Where the Crawdad’s Sing

I chose this book because my mother sent it to me…how sweet of her <3  I recognized the cover and remembered that Molly read it as well and I will own this – in the past this is not a book I would have picked up.  I simply didn’t read fiction novels.  Even when I was in quarantine I admit that I was beefing about all the murder mystery, romance, court room drama books available to us, plus the lack of anything else.  I might have also said that I would have no desire to read one again…okay, I did say that.  Here I am though, having finished a novel that is exactly that – a murder mystery, romance, and court room drama.  There was also an aspect to this book that made me feel connected knowing that both Suzie and Molly have read it and that it would feel so good to talk about story with them.

In the past, for me, reading was about obtaining new information.  If I was going to sit down and work my way through a book it had to teach me something, I had to learn.  And yes, this is cliche, but you can learn a LOT from a fiction book.  It’s a different kind of learning – more introspective and cerebral, more pondering.  Plus, it is simply enjoyable to have a good book.  I found myself searching for extra time throughout the day to sit down and continue reading “Where the Crawdad’s Sing”.
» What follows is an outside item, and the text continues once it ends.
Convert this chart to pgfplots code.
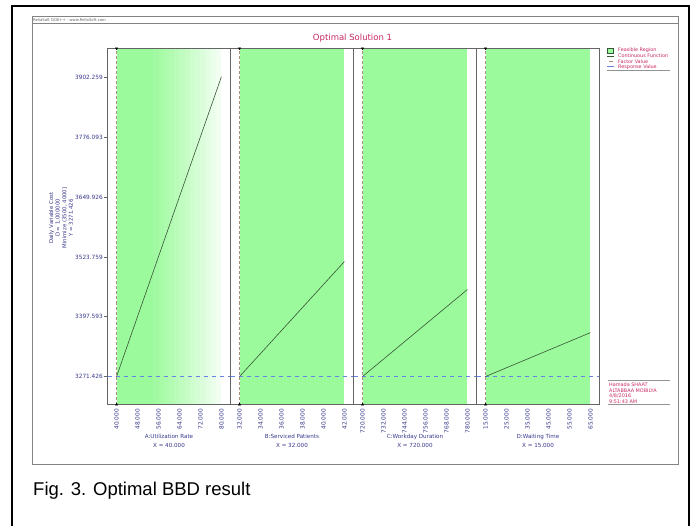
\documentclass[border=0pt]{standalone}
\usepackage{fontspec}
\setmainfont{DejaVu Sans}
\newfontfamily\arial{Liberation Sans}
\usepackage{pgfplots}
\pgfplotsset{compat=1.18}
\definecolor{feas}{RGB}{155,250,155}
\definecolor{navy}{RGB}{55,55,140}
\definecolor{crim}{RGB}{200,40,100}
\definecolor{fline}{RGB}{55,85,55}
\definecolor{respc}{RGB}{105,130,230}
\definecolor{factc}{RGB}{170,145,125}
\definecolor{frm}{RGB}{100,100,100}
\pgfplotsset{
  panel/.style={
    scale only axis, width=123pt, height=356pt, anchor=south west,
    ymin=3212.36, ymax=3963.44, clip=false, axis on top,
    axis line style={draw=frm, line width=0.5pt, -},
    xtick pos=bottom, ytick pos=left,
    tick align=outside, major tick length=3.5pt,
    xtick style={draw=none},
    ytick style={draw=frm, line width=0.5pt},
    x tick label style={font=\fontsize{5.8}{6}\selectfont, text=navy, rotate=90, anchor=east, inner sep=1pt,
      /pgf/number format/.cd, fixed, fixed zerofill, precision=3, 1000 sep={}, assume math mode=true},
    y tick label style={font=\fontsize{5.8}{6}\selectfont, text=navy, inner sep=1pt},
    xlabel style={font=\fontsize{5.6}{8.5}\selectfont, text=navy, align=center,
      at={(axis description cs:0.5,-0.075)}, anchor=north},
  },
  leftonly/.style={axis y line*=left, y axis line style={-}},
  fl/.style={draw=fline, line width=0.6pt},
  fv/.style={draw=factc, line width=0.9pt, dash pattern=on 3pt off 2pt},
  rv/.style={draw=respc, line width=1pt, dash pattern=on 4.5pt off 3.5pt},
  tmk/.style={only marks, black, mark=triangle*, mark size=1.3pt},
}
\begin{document}
\begin{tikzpicture}[x=1pt,y=1pt]
\useasboundingbox (0,0) rectangle (698,525);
% frames
\draw[line width=2.2pt] (12,-5) -- (12,519) -- (689,519) -- (689,-5);
\draw[frm!80, line width=0.6pt] (32.5,60.5) rectangle (678.5,508.5);
\draw[frm!80, line width=0.4pt] (32.5,501.5) -- (678.5,501.5);
\node[anchor=west, inner sep=0pt, font=\fontsize{3.8}{4}\selectfont, text=frm] at (33,504.5) {ReliaSoft DOE++ - www.ReliaSoft.com};
\node[text=crim, font=\fontsize{8.5}{9}\selectfont] at (352.5,487) {Optimal Solution 1};

% Panel A
\begin{axis}[panel, leftonly, at={(107.5pt,120.5pt)}, xmin=36.54, xmax=83.46, xtick={40,48,...,80},
  ytick={3271.426,3397.593,3523.759,3649.926,3776.093,3902.259},
  yticklabels={3271.426,3397.593,3523.759,3649.926,3776.093,3902.259},
  xlabel={A:Utilization Rate\\X = 40.000}]
\addplot[draw=none, fill=feas] coordinates {(40,3212.36) (54.1,3212.36) (54.1,3963.44) (40,3963.44)};
\addplot[draw=none, fill=feas!94!white] coordinates {(54,3212.36) (56.1,3212.36) (56.1,3963.44) (54,3963.44)};
\addplot[draw=none, fill=feas!88!white] coordinates {(56,3212.36) (58.1,3212.36) (58.1,3963.44) (56,3963.44)};
\addplot[draw=none, fill=feas!82!white] coordinates {(58,3212.36) (60.1,3212.36) (60.1,3963.44) (58,3963.44)};
\addplot[draw=none, fill=feas!76!white] coordinates {(60,3212.36) (62.1,3212.36) (62.1,3963.44) (60,3963.44)};
\addplot[draw=none, fill=feas!70!white] coordinates {(62,3212.36) (64.1,3212.36) (64.1,3963.44) (62,3963.44)};
\addplot[draw=none, fill=feas!63!white] coordinates {(64,3212.36) (66.1,3212.36) (66.1,3963.44) (64,3963.44)};
\addplot[draw=none, fill=feas!56!white] coordinates {(66,3212.36) (68.1,3212.36) (68.1,3963.44) (66,3963.44)};
\addplot[draw=none, fill=feas!49!white] coordinates {(68,3212.36) (70.1,3212.36) (70.1,3963.44) (68,3963.44)};
\addplot[draw=none, fill=feas!42!white] coordinates {(70,3212.36) (72.1,3212.36) (72.1,3963.44) (70,3963.44)};
\addplot[draw=none, fill=feas!35!white] coordinates {(72,3212.36) (74.1,3212.36) (74.1,3963.44) (72,3963.44)};
\addplot[draw=none, fill=feas!28!white] coordinates {(74,3212.36) (76.1,3212.36) (76.1,3963.44) (74,3963.44)};
\addplot[draw=none, fill=feas!20!white] coordinates {(76,3212.36) (78.1,3212.36) (78.1,3963.44) (76,3963.44)};
\addplot[draw=none, fill=feas!12!white] coordinates {(78,3212.36) (80,3212.36) (80,3963.44) (78,3963.44)};
\addplot[rv] coordinates {(36.54,3271.426) (83.46,3271.426)};
\addplot[fv] coordinates {(40,3212.36) (40,3963.44)};
\addplot[fl] coordinates {(40,3271.426) (80,3904)};
\addplot[tmk] coordinates {(40,3212.36)};
\addplot[tmk, mark options={rotate=180}] coordinates {(40,3963.44)};
\end{axis}

% Panel B
\begin{axis}[panel, leftonly, at={(230.5pt,120.5pt)}, xmin=31.135, xmax=42.865, xtick={32,34,...,42}, ytick=\empty,
  xlabel={B:Serviced Patients\\X = 32.000}]
\addplot[draw=none, fill=feas] coordinates {(32,3212.36) (42,3212.36) (42,3963.44) (32,3963.44)};
\addplot[rv] coordinates {(31.135,3271.426) (42.865,3271.426)};
\addplot[fv] coordinates {(32,3212.36) (32,3963.44)};
\addplot[fl] coordinates {(32,3271.426) (42,3514)};
\addplot[tmk] coordinates {(32,3212.36)};
\addplot[tmk, mark options={rotate=180}] coordinates {(32,3963.44)};
\end{axis}

% Panel C
\begin{axis}[panel, leftonly, at={(353.5pt,120.5pt)}, xmin=714.81, xmax=785.19, xtick={720,732,...,780}, ytick=\empty,
  xlabel={C:Workday Duration\\X = 720.000}]
\addplot[draw=none, fill=feas] coordinates {(720,3212.36) (780,3212.36) (780,3963.44) (720,3963.44)};
\addplot[rv] coordinates {(714.81,3271.426) (785.19,3271.426)};
\addplot[fv] coordinates {(720,3212.36) (720,3963.44)};
\addplot[fl] coordinates {(720,3271.426) (780,3455)};
\addplot[tmk] coordinates {(720,3212.36)};
\addplot[tmk, mark options={rotate=180}] coordinates {(720,3963.44)};
\end{axis}

% Panel D
\begin{axis}[panel, at={(476.5pt,120.5pt)}, xmin=10.67, xmax=69.33, xtick={15,25,...,65}, ytick=\empty,
  xlabel={D:Waiting Time\\X = 15.000}]
\addplot[draw=none, fill=feas] coordinates {(15,3212.36) (65,3212.36) (65,3963.44) (15,3963.44)};
\addplot[rv] coordinates {(10.67,3271.426) (69.33,3271.426)};
\addplot[fv] coordinates {(15,3212.36) (15,3963.44)};
\addplot[fl] coordinates {(15,3271.426) (65,3364)};
\addplot[tmk] coordinates {(15,3212.36)};
\addplot[tmk, mark options={rotate=180}] coordinates {(15,3963.44)};
\end{axis}

% y label
\node[rotate=90, align=center, text=navy, font=\fontsize{5.4}{6.6}\selectfont] at (61,307) {Daily Variable Cost\\D = 1.000000\\Minimize (3500, 4000]\\Y = 3271.426};

% legend
\begin{scope}[font=\fontsize{4.9}{5}\selectfont]
\fill[feas, draw=fline, line width=0.5pt] (607.5,472) rectangle (613.5,476.5);
\node[anchor=west, inner sep=0pt, text=crim] at (618,474.5) {Feasible Region};
\draw[fline, line width=0.8pt] (607,468.5) -- (614,468.5);
\node[anchor=west, inner sep=0pt, text=crim] at (618,469) {Continuous Function};
\draw[factc, line width=0.9pt] (608.5,463.5) -- (612.5,463.5);
\node[anchor=west, inner sep=0pt, text=crim] at (618,463.5) {Factor Value};
\draw[respc, line width=1pt] (607,458) -- (614,458);
\node[anchor=west, inner sep=0pt, text=crim] at (618,458) {Response Value};
\draw[frm!70, line width=0.4pt] (607,454.5) -- (670,454.5);
\end{scope}

% stamp
\begin{scope}[font=\fontsize{4.9}{5}\selectfont]
\draw[frm!70, line width=0.4pt] (608,144.5) -- (670,144.5);
\node[anchor=west, inner sep=0pt, text=crim] at (609,140) {Hamada SHAAT};
\node[anchor=west, inner sep=0pt, text=crim] at (609,134.5) {ALTABBAA MOBILYA};
\node[anchor=west, inner sep=0pt, text=crim] at (609,129) {4/8/2016};
\node[anchor=west, inner sep=0pt, text=crim] at (609,123.5) {9:51:43 AM};
\draw[frm!70, line width=0.4pt] (608,120.5) -- (670,120.5);
\end{scope}

% caption
\node[anchor=base west, inner sep=0pt, font=\arial\fontsize{18.5}{19}\selectfont] at (33,30) {Fig. 3. Optimal BBD result};
\end{tikzpicture}
\end{document}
Spoiler alert (not really) but crawdad’s don’t sing.  I was disappointed as this item was going to hold a high spot on my list of “things to do when I am released”.  Where they would sing, if they did, is out there.  If you know you know.  Out in the woods, in the middle of nowhere.  While this book isn’t centrally about being in the middle of nowhere, that type of place is the setting, and that way of life, along with immense periods of solitude, is what develops the main character in to who she is and the life she creates for herself.  This is how the author describes where to go find the crawdad’s singing and I can feel myself there, and I am patiently awaiting the next time that occurs: “…first you must go – all by yourself – and set up a small camp in the real wilderness. I’m speaking of a place far from any road or village. Not a park, but a remote and wild land filled with Earth’s creatures.  Just before dusk, you must walk deep into the woods and stand there exposed and totally alone as darkness descends around you.  When you can feel the planet beneath your toes and the trees moving about, you must listen with all your ears, and – I promise – you will hear the crawdads sing.  In fact, it will be a chorus.”

There is so much soul and spirit in this story.  For being incarcerated, I enjoyed how it transported me to feeling like I was deep in the bayou – the humidity, the hanging moss, the growth & decay, the diversity of wildlife and the serenity of it all.  It’s a big life lesson and one I’m glad to accept.  Not many people are against fiction and as a society we spend enormous amounts of time watching Netlfix shows that are made up.  But to sit down and read a fiction story is a far more rewarding experience than viewing another TV show that ends before it starts.